Source data
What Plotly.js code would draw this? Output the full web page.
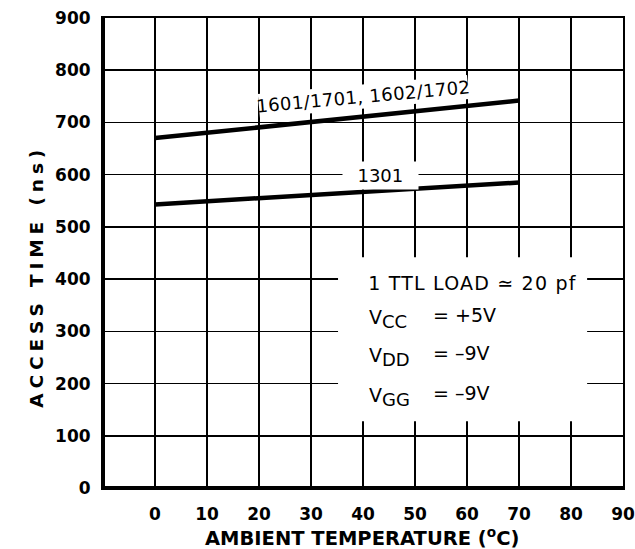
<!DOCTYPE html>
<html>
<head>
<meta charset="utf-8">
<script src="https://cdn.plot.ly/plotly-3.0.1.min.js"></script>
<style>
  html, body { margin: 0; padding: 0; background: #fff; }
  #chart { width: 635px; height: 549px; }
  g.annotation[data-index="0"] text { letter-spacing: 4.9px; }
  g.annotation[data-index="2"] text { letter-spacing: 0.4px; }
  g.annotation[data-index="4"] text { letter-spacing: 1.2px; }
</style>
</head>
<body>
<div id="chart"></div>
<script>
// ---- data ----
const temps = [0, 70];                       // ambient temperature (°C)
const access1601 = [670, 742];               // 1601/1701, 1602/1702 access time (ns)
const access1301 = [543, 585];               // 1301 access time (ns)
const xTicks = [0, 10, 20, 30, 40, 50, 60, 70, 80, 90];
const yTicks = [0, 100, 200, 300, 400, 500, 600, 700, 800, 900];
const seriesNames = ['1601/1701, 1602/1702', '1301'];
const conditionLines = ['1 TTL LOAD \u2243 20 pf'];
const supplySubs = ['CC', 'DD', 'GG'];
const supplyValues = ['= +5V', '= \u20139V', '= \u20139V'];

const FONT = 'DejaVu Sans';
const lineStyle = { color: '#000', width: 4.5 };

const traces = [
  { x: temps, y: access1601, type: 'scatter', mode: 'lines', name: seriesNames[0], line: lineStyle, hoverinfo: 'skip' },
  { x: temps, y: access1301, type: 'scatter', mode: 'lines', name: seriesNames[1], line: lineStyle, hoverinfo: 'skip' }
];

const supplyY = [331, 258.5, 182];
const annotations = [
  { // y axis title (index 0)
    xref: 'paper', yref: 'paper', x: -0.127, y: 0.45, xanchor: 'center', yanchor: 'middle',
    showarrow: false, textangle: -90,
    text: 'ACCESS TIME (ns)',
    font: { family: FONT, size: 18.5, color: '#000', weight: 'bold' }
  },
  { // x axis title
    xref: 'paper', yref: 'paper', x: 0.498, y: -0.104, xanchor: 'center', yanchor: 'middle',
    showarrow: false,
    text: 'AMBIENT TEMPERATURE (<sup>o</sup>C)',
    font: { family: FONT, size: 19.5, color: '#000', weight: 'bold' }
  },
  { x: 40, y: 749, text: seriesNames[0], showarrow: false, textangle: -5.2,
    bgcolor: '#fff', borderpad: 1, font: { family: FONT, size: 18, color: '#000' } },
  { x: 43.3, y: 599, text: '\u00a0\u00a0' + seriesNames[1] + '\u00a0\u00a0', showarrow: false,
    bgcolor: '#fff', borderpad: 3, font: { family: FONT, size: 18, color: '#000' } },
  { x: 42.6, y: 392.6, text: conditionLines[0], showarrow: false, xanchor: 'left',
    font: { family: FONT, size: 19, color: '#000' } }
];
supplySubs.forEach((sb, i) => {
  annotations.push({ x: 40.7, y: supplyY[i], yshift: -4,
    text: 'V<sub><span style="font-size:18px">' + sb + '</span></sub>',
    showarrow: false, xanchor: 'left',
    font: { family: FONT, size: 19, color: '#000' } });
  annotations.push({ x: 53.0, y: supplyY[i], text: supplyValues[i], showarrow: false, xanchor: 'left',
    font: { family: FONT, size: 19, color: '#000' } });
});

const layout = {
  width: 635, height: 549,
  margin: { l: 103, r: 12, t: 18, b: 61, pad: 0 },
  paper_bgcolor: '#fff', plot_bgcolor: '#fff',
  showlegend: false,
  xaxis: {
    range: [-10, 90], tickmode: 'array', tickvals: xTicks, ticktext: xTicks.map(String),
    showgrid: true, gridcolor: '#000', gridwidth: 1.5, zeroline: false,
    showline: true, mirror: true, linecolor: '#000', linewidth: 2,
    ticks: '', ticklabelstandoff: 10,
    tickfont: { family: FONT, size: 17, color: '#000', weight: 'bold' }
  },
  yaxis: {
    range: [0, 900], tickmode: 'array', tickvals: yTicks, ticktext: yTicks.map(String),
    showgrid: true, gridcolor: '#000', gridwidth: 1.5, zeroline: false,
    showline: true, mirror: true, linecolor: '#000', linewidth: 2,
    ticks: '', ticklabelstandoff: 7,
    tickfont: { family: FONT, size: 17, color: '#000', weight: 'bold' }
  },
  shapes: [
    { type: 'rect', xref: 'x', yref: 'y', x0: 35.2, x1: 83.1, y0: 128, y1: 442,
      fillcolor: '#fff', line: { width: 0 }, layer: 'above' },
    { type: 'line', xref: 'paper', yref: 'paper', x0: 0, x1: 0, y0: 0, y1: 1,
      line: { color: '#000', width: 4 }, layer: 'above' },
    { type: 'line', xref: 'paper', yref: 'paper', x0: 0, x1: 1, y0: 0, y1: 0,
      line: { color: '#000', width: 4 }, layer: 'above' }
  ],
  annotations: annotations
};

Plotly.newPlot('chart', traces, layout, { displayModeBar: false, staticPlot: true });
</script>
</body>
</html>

Task directions
All of the material above needs to be restated exactly, with no pictures.

Solution to this task
What Plotly.js code would draw this? Output the full web page.
<!DOCTYPE html>
<html>
<head>
<meta charset="utf-8">
<script src="https://cdn.plot.ly/plotly-3.0.1.min.js"></script>
<style>
  html, body { margin: 0; padding: 0; background: #fff; }
  #chart { width: 635px; height: 549px; }
  g.annotation[data-index="0"] text { letter-spacing: 4.9px; }
  g.annotation[data-index="2"] text { letter-spacing: 0.4px; }
  g.annotation[data-index="4"] text { letter-spacing: 1.2px; }
</style>
</head>
<body>
<div id="chart"></div>
<script>
// ---- data ----
const temps = [0, 70];                       // ambient temperature (°C)
const access1601 = [670, 742];               // 1601/1701, 1602/1702 access time (ns)
const access1301 = [543, 585];               // 1301 access time (ns)
const xTicks = [0, 10, 20, 30, 40, 50, 60, 70, 80, 90];
const yTicks = [0, 100, 200, 300, 400, 500, 600, 700, 800, 900];
const seriesNames = ['1601/1701, 1602/1702', '1301'];
const conditionLines = ['1 TTL LOAD \u2243 20 pf'];
const supplySubs = ['CC', 'DD', 'GG'];
const supplyValues = ['= +5V', '= \u20139V', '= \u20139V'];

const FONT = 'DejaVu Sans';
const lineStyle = { color: '#000', width: 4.5 };

const traces = [
  { x: temps, y: access1601, type: 'scatter', mode: 'lines', name: seriesNames[0], line: lineStyle, hoverinfo: 'skip' },
  { x: temps, y: access1301, type: 'scatter', mode: 'lines', name: seriesNames[1], line: lineStyle, hoverinfo: 'skip' }
];

const supplyY = [331, 258.5, 182];
const annotations = [
  { // y axis title (index 0)
    xref: 'paper', yref: 'paper', x: -0.127, y: 0.45, xanchor: 'center', yanchor: 'middle',
    showarrow: false, textangle: -90,
    text: 'ACCESS TIME (ns)',
    font: { family: FONT, size: 18.5, color: '#000', weight: 'bold' }
  },
  { // x axis title
    xref: 'paper', yref: 'paper', x: 0.498, y: -0.104, xanchor: 'center', yanchor: 'middle',
    showarrow: false,
    text: 'AMBIENT TEMPERATURE (<sup>o</sup>C)',
    font: { family: FONT, size: 19.5, color: '#000', weight: 'bold' }
  },
  { x: 40, y: 749, text: seriesNames[0], showarrow: false, textangle: -5.2,
    bgcolor: '#fff', borderpad: 1, font: { family: FONT, size: 18, color: '#000' } },
  { x: 43.3, y: 599, text: '\u00a0\u00a0' + seriesNames[1] + '\u00a0\u00a0', showarrow: false,
    bgcolor: '#fff', borderpad: 3, font: { family: FONT, size: 18, color: '#000' } },
  { x: 42.6, y: 392.6, text: conditionLines[0], showarrow: false, xanchor: 'left',
    font: { family: FONT, size: 19, color: '#000' } }
];
supplySubs.forEach((sb, i) => {
  annotations.push({ x: 40.7, y: supplyY[i], yshift: -4,
    text: 'V<sub><span style="font-size:18px">' + sb + '</span></sub>',
    showarrow: false, xanchor: 'left',
    font: { family: FONT, size: 19, color: '#000' } });
  annotations.push({ x: 53.0, y: supplyY[i], text: supplyValues[i], showarrow: false, xanchor: 'left',
    font: { family: FONT, size: 19, color: '#000' } });
});

const layout = {
  width: 635, height: 549,
  margin: { l: 103, r: 12, t: 18, b: 61, pad: 0 },
  paper_bgcolor: '#fff', plot_bgcolor: '#fff',
  showlegend: false,
  xaxis: {
    range: [-10, 90], tickmode: 'array', tickvals: xTicks, ticktext: xTicks.map(String),
    showgrid: true, gridcolor: '#000', gridwidth: 1.5, zeroline: false,
    showline: true, mirror: true, linecolor: '#000', linewidth: 2,
    ticks: '', ticklabelstandoff: 10,
    tickfont: { family: FONT, size: 17, color: '#000', weight: 'bold' }
  },
  yaxis: {
    range: [0, 900], tickmode: 'array', tickvals: yTicks, ticktext: yTicks.map(String),
    showgrid: true, gridcolor: '#000', gridwidth: 1.5, zeroline: false,
    showline: true, mirror: true, linecolor: '#000', linewidth: 2,
    ticks: '', ticklabelstandoff: 7,
    tickfont: { family: FONT, size: 17, color: '#000', weight: 'bold' }
  },
  shapes: [
    { type: 'rect', xref: 'x', yref: 'y', x0: 35.2, x1: 83.1, y0: 128, y1: 442,
      fillcolor: '#fff', line: { width: 0 }, layer: 'above' },
    { type: 'line', xref: 'paper', yref: 'paper', x0: 0, x1: 0, y0: 0, y1: 1,
      line: { color: '#000', width: 4 }, layer: 'above' },
    { type: 'line', xref: 'paper', yref: 'paper', x0: 0, x1: 1, y0: 0, y1: 0,
      line: { color: '#000', width: 4 }, layer: 'above' }
  ],
  annotations: annotations
};

Plotly.newPlot('chart', traces, layout, { displayModeBar: false, staticPlot: true });
</script>
</body>
</html>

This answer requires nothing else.